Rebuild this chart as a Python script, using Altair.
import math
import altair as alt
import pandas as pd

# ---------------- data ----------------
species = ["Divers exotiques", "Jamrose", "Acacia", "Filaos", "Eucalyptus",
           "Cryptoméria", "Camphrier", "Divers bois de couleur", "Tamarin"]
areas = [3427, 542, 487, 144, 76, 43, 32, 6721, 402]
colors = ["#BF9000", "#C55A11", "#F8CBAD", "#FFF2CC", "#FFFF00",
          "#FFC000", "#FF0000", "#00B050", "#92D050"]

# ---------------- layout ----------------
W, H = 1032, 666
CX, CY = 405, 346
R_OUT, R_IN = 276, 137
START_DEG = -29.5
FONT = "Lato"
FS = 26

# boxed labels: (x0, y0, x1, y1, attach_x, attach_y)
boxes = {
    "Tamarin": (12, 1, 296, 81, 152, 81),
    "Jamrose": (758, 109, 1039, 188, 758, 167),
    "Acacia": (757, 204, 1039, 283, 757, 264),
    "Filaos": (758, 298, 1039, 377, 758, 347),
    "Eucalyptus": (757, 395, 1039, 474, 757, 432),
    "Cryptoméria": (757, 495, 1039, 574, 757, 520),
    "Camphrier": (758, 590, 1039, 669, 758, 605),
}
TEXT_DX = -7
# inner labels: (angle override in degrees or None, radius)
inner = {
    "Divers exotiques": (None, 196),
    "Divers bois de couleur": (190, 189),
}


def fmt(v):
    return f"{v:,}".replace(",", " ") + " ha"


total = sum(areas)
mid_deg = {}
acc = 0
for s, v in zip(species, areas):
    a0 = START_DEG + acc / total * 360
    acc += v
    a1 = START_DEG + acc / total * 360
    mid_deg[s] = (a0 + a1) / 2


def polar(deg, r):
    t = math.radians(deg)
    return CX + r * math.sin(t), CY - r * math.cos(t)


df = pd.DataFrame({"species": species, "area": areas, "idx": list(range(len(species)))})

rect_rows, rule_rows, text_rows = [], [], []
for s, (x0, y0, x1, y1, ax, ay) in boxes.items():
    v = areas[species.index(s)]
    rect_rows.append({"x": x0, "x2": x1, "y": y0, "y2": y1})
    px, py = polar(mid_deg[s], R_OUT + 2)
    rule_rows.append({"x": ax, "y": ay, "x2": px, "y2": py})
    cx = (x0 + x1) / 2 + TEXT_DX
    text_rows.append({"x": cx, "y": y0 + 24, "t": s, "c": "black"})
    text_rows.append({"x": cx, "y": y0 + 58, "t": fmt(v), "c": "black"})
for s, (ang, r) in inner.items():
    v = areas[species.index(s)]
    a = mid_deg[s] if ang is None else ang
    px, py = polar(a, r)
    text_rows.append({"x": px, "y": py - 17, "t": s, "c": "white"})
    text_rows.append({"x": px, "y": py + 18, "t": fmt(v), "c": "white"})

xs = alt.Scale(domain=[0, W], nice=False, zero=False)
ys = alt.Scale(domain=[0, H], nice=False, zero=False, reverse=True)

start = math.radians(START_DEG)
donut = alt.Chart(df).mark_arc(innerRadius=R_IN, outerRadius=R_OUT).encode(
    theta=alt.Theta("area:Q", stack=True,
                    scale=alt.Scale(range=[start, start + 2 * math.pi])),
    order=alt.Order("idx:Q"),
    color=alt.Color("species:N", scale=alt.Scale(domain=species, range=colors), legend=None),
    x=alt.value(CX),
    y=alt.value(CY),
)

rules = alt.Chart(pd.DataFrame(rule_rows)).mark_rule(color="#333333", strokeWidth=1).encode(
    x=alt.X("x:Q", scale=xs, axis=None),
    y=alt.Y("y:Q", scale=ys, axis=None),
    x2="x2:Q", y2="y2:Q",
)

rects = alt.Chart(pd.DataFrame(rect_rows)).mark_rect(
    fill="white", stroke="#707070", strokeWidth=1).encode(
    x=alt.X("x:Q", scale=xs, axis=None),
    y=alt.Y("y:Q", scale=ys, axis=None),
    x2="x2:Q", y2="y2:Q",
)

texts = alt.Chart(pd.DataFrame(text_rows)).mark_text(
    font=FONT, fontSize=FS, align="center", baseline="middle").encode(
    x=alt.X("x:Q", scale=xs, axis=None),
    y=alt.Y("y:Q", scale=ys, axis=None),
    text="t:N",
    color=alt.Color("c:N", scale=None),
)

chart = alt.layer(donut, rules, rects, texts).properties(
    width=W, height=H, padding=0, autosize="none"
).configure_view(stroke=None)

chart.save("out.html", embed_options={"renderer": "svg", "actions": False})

* * *

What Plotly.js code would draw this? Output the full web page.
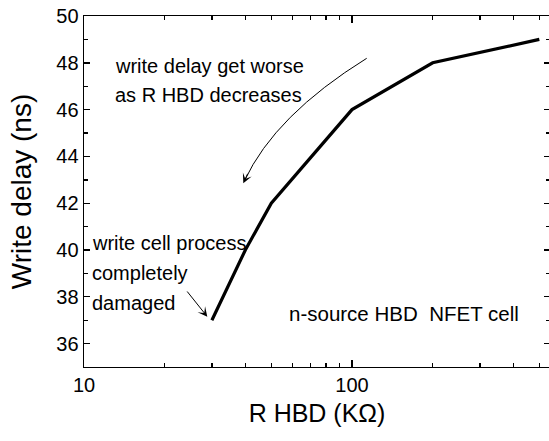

> [Exercise goal]: What do the lines above say from the one containing "Rebuild this chart" down to the one containing "import pandas as pd"? Return them exactly, both end lines included, and only them.

> [Task response]:
Rebuild this chart as a Python script, using Altair.
import math
import altair as alt
import pandas as pd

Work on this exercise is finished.